Entries with chart source code:
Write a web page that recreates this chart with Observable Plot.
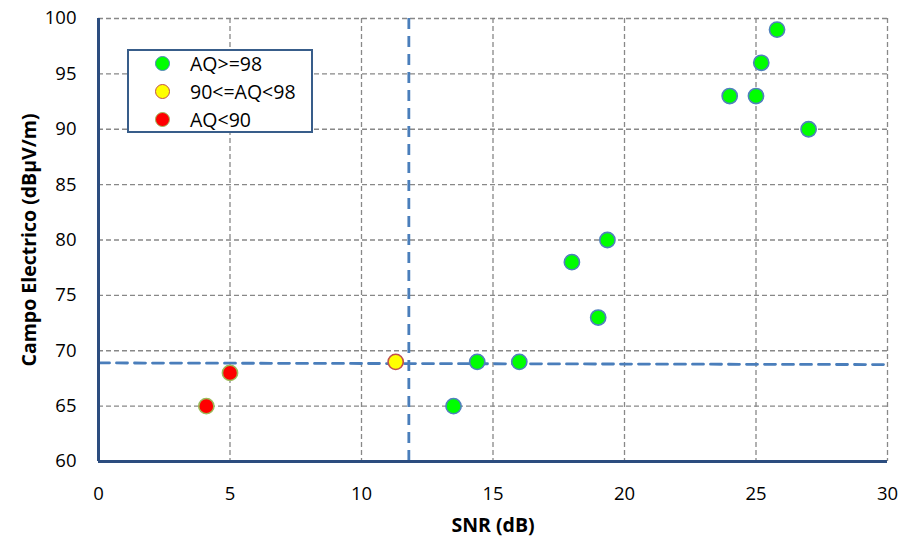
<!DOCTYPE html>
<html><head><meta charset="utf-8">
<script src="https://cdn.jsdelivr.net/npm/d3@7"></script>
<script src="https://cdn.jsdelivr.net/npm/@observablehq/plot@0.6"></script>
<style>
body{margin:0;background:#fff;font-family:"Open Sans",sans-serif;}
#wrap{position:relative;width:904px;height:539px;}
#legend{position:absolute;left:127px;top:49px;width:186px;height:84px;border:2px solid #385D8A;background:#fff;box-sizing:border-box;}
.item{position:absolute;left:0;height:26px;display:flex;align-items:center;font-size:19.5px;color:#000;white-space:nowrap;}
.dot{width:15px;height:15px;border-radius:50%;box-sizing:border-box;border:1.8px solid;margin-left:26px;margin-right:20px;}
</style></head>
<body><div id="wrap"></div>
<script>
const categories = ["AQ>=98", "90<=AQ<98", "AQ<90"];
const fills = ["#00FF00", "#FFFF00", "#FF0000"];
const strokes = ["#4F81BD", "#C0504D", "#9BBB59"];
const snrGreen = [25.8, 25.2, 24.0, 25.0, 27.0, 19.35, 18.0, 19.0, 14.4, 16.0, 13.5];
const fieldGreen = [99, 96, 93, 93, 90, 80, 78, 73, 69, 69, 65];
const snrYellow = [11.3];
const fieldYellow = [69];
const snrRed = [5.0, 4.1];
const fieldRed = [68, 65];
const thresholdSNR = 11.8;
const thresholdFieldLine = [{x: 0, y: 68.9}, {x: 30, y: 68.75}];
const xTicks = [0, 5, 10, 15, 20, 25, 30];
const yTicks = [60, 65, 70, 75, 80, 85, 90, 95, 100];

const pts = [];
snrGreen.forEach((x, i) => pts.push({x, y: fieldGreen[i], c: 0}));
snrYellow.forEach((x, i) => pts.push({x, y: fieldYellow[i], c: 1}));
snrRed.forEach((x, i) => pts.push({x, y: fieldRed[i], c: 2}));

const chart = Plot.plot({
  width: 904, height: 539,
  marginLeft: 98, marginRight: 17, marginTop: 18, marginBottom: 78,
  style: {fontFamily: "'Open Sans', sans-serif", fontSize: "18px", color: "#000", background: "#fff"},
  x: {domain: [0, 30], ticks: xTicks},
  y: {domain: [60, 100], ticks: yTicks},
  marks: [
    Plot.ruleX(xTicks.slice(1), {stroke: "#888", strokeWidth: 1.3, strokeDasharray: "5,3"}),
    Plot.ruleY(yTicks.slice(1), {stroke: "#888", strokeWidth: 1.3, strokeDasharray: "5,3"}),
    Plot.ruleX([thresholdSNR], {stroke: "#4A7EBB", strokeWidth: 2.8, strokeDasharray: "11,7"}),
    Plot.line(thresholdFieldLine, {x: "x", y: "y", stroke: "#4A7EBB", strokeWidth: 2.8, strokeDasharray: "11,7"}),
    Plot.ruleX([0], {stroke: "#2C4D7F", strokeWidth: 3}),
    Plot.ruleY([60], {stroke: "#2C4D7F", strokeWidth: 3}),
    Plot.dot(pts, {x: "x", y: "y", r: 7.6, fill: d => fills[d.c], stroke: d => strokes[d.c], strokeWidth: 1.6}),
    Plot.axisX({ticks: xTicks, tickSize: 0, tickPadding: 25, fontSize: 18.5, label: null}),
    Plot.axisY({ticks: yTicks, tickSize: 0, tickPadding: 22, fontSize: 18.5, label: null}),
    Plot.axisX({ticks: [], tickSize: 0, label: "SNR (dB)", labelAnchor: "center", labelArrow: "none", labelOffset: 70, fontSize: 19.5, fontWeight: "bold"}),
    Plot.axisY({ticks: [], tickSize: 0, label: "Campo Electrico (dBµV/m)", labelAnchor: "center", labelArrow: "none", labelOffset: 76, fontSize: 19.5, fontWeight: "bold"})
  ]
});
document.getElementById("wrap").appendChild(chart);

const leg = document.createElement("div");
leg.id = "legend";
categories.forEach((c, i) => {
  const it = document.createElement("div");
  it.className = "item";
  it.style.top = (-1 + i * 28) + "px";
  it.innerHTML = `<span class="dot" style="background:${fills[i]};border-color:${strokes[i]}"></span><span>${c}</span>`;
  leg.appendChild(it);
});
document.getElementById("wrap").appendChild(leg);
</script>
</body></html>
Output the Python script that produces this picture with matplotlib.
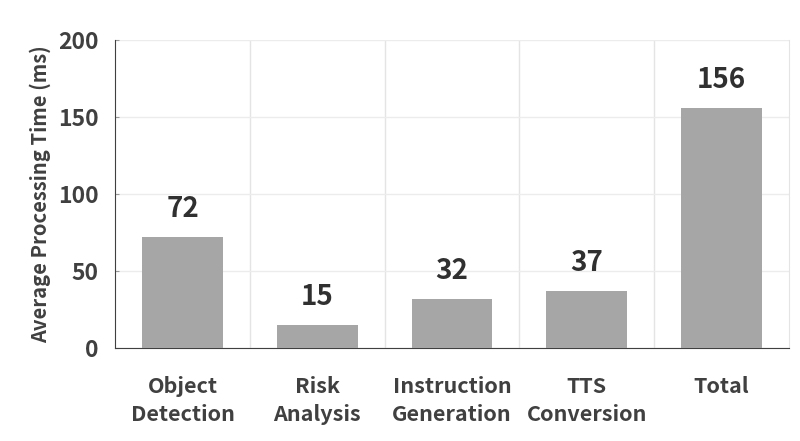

• [WORK TO COMPLETE] Omit all pictures while transcribing the entries verbatim.

• [REPLY TO THE TASK]
Write a web page that recreates this chart with Observable Plot.
<!DOCTYPE html>
<html><head><meta charset="utf-8">
<script src="https://cdn.jsdelivr.net/npm/d3@7"></script>
<script src="https://cdn.jsdelivr.net/npm/@observablehq/plot@0.6"></script>
<style>
body{margin:0;background:#fff;font-family:"Open Sans",sans-serif;}
#wrap{position:relative;width:904px;height:539px;}
#legend{position:absolute;left:127px;top:49px;width:186px;height:84px;border:2px solid #385D8A;background:#fff;box-sizing:border-box;}
.item{position:absolute;left:0;height:26px;display:flex;align-items:center;font-size:19.5px;color:#000;white-space:nowrap;}
.dot{width:15px;height:15px;border-radius:50%;box-sizing:border-box;border:1.8px solid;margin-left:26px;margin-right:20px;}
</style></head>
<body><div id="wrap"></div>
<script>
const categories = ["AQ>=98", "90<=AQ<98", "AQ<90"];
const fills = ["#00FF00", "#FFFF00", "#FF0000"];
const strokes = ["#4F81BD", "#C0504D", "#9BBB59"];
const snrGreen = [25.8, 25.2, 24.0, 25.0, 27.0, 19.35, 18.0, 19.0, 14.4, 16.0, 13.5];
const fieldGreen = [99, 96, 93, 93, 90, 80, 78, 73, 69, 69, 65];
const snrYellow = [11.3];
const fieldYellow = [69];
const snrRed = [5.0, 4.1];
const fieldRed = [68, 65];
const thresholdSNR = 11.8;
const thresholdFieldLine = [{x: 0, y: 68.9}, {x: 30, y: 68.75}];
const xTicks = [0, 5, 10, 15, 20, 25, 30];
const yTicks = [60, 65, 70, 75, 80, 85, 90, 95, 100];

const pts = [];
snrGreen.forEach((x, i) => pts.push({x, y: fieldGreen[i], c: 0}));
snrYellow.forEach((x, i) => pts.push({x, y: fieldYellow[i], c: 1}));
snrRed.forEach((x, i) => pts.push({x, y: fieldRed[i], c: 2}));

const chart = Plot.plot({
  width: 904, height: 539,
  marginLeft: 98, marginRight: 17, marginTop: 18, marginBottom: 78,
  style: {fontFamily: "'Open Sans', sans-serif", fontSize: "18px", color: "#000", background: "#fff"},
  x: {domain: [0, 30], ticks: xTicks},
  y: {domain: [60, 100], ticks: yTicks},
  marks: [
    Plot.ruleX(xTicks.slice(1), {stroke: "#888", strokeWidth: 1.3, strokeDasharray: "5,3"}),
    Plot.ruleY(yTicks.slice(1), {stroke: "#888", strokeWidth: 1.3, strokeDasharray: "5,3"}),
    Plot.ruleX([thresholdSNR], {stroke: "#4A7EBB", strokeWidth: 2.8, strokeDasharray: "11,7"}),
    Plot.line(thresholdFieldLine, {x: "x", y: "y", stroke: "#4A7EBB", strokeWidth: 2.8, strokeDasharray: "11,7"}),
    Plot.ruleX([0], {stroke: "#2C4D7F", strokeWidth: 3}),
    Plot.ruleY([60], {stroke: "#2C4D7F", strokeWidth: 3}),
    Plot.dot(pts, {x: "x", y: "y", r: 7.6, fill: d => fills[d.c], stroke: d => strokes[d.c], strokeWidth: 1.6}),
    Plot.axisX({ticks: xTicks, tickSize: 0, tickPadding: 25, fontSize: 18.5, label: null}),
    Plot.axisY({ticks: yTicks, tickSize: 0, tickPadding: 22, fontSize: 18.5, label: null}),
    Plot.axisX({ticks: [], tickSize: 0, label: "SNR (dB)", labelAnchor: "center", labelArrow: "none", labelOffset: 70, fontSize: 19.5, fontWeight: "bold"}),
    Plot.axisY({ticks: [], tickSize: 0, label: "Campo Electrico (dBµV/m)", labelAnchor: "center", labelArrow: "none", labelOffset: 76, fontSize: 19.5, fontWeight: "bold"})
  ]
});
document.getElementById("wrap").appendChild(chart);

const leg = document.createElement("div");
leg.id = "legend";
categories.forEach((c, i) => {
  const it = document.createElement("div");
  it.className = "item";
  it.style.top = (-1 + i * 28) + "px";
  it.innerHTML = `<span class="dot" style="background:${fills[i]};border-color:${strokes[i]}"></span><span>${c}</span>`;
  leg.appendChild(it);
});
document.getElementById("wrap").appendChild(leg);
</script>
</body></html>
Output the Python script that produces this picture with matplotlib.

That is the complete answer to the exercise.